Exercise requirements: How many of these lines hold the string "matplotlib"? Answer with the number only.

Supplied data:
--------
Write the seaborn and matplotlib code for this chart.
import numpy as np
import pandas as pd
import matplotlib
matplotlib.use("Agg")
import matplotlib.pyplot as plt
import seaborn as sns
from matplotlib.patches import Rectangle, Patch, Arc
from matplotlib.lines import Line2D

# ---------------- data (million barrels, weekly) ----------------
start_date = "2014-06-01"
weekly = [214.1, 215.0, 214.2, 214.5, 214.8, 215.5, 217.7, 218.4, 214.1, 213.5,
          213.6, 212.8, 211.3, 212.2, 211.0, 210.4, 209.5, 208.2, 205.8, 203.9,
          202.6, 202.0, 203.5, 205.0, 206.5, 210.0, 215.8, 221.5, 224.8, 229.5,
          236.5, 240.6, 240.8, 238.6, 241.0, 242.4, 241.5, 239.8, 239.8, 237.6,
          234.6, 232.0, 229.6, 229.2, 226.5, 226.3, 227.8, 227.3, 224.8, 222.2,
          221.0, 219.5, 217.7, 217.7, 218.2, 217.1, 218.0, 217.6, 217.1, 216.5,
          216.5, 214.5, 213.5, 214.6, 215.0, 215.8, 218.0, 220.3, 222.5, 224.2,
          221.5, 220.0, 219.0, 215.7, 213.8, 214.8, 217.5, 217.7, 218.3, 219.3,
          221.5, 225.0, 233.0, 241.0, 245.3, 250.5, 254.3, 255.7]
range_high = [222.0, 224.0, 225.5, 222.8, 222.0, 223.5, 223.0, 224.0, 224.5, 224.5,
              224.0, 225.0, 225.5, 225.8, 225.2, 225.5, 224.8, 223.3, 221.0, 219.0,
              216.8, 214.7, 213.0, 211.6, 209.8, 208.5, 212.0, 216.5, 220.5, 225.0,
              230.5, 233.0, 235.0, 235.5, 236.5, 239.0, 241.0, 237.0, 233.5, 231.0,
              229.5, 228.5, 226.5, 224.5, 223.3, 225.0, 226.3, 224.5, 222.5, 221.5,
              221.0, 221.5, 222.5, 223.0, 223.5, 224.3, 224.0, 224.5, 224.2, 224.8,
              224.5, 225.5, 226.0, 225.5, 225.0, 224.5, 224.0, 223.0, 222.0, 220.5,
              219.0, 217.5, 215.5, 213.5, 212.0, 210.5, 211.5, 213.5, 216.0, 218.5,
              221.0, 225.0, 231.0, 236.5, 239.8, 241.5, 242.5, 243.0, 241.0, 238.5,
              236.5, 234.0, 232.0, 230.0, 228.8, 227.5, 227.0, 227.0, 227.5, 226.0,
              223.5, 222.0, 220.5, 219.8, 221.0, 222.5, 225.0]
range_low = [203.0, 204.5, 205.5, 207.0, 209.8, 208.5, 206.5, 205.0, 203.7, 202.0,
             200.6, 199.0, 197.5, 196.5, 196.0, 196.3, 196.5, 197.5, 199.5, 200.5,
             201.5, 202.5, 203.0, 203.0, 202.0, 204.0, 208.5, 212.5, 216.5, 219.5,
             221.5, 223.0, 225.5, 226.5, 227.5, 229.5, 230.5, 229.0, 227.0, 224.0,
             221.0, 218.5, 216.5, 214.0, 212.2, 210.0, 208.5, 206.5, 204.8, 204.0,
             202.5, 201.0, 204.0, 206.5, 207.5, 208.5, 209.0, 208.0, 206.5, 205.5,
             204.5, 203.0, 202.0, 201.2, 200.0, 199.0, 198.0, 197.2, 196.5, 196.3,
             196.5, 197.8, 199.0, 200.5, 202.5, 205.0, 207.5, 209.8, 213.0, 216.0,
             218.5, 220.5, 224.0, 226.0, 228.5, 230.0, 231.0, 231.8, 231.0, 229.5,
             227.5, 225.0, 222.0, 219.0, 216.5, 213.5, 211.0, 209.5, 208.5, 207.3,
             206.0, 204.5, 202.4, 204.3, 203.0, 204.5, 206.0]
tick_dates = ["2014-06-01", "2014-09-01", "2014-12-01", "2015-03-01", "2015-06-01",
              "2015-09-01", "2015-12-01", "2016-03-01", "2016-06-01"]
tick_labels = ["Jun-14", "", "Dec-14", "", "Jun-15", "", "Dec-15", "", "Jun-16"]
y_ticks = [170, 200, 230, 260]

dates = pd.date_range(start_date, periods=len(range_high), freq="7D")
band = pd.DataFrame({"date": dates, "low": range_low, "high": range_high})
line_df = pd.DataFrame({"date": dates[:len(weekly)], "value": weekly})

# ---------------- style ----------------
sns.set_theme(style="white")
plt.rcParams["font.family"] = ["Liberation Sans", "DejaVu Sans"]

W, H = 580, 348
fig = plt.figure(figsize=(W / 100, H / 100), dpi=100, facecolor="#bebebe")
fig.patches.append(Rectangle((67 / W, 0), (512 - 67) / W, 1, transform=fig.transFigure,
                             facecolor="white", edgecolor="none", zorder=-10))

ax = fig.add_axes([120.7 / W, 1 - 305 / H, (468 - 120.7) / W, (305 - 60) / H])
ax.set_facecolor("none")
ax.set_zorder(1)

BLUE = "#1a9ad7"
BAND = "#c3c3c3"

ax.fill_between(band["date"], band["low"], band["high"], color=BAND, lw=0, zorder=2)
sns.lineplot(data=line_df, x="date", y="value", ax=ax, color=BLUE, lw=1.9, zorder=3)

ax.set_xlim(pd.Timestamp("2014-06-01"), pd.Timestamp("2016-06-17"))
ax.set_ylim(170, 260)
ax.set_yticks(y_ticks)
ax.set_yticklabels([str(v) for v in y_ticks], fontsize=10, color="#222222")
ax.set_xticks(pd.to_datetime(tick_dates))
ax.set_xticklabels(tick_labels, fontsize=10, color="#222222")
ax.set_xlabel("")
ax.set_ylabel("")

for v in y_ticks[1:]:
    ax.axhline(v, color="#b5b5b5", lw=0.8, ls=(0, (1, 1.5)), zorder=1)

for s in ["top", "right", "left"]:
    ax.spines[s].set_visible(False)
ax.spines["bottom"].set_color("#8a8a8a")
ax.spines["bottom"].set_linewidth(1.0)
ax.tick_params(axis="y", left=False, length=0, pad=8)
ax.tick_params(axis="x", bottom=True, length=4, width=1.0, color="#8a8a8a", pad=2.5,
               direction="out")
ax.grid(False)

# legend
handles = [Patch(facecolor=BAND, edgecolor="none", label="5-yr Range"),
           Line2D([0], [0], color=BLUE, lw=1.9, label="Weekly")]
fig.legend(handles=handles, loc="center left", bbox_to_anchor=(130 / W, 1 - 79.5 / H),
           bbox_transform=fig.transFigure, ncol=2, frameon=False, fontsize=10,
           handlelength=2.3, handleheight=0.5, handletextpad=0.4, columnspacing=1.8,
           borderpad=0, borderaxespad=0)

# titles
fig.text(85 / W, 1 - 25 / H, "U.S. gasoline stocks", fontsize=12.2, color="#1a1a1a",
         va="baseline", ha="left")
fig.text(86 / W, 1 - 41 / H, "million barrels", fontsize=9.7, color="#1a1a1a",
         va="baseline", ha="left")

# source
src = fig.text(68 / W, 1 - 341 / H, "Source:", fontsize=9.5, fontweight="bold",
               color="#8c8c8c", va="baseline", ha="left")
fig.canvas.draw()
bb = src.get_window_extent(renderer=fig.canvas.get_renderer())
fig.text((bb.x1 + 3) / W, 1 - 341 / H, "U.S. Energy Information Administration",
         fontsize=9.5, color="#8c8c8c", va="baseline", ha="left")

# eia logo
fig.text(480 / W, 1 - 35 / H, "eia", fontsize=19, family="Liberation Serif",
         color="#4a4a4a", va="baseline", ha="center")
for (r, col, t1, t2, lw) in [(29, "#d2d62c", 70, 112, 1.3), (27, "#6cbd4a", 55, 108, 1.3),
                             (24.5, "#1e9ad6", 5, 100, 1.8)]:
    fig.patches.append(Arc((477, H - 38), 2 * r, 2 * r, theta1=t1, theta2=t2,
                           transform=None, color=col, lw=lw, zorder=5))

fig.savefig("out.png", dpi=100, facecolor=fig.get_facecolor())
--------
Output for this exercise: 6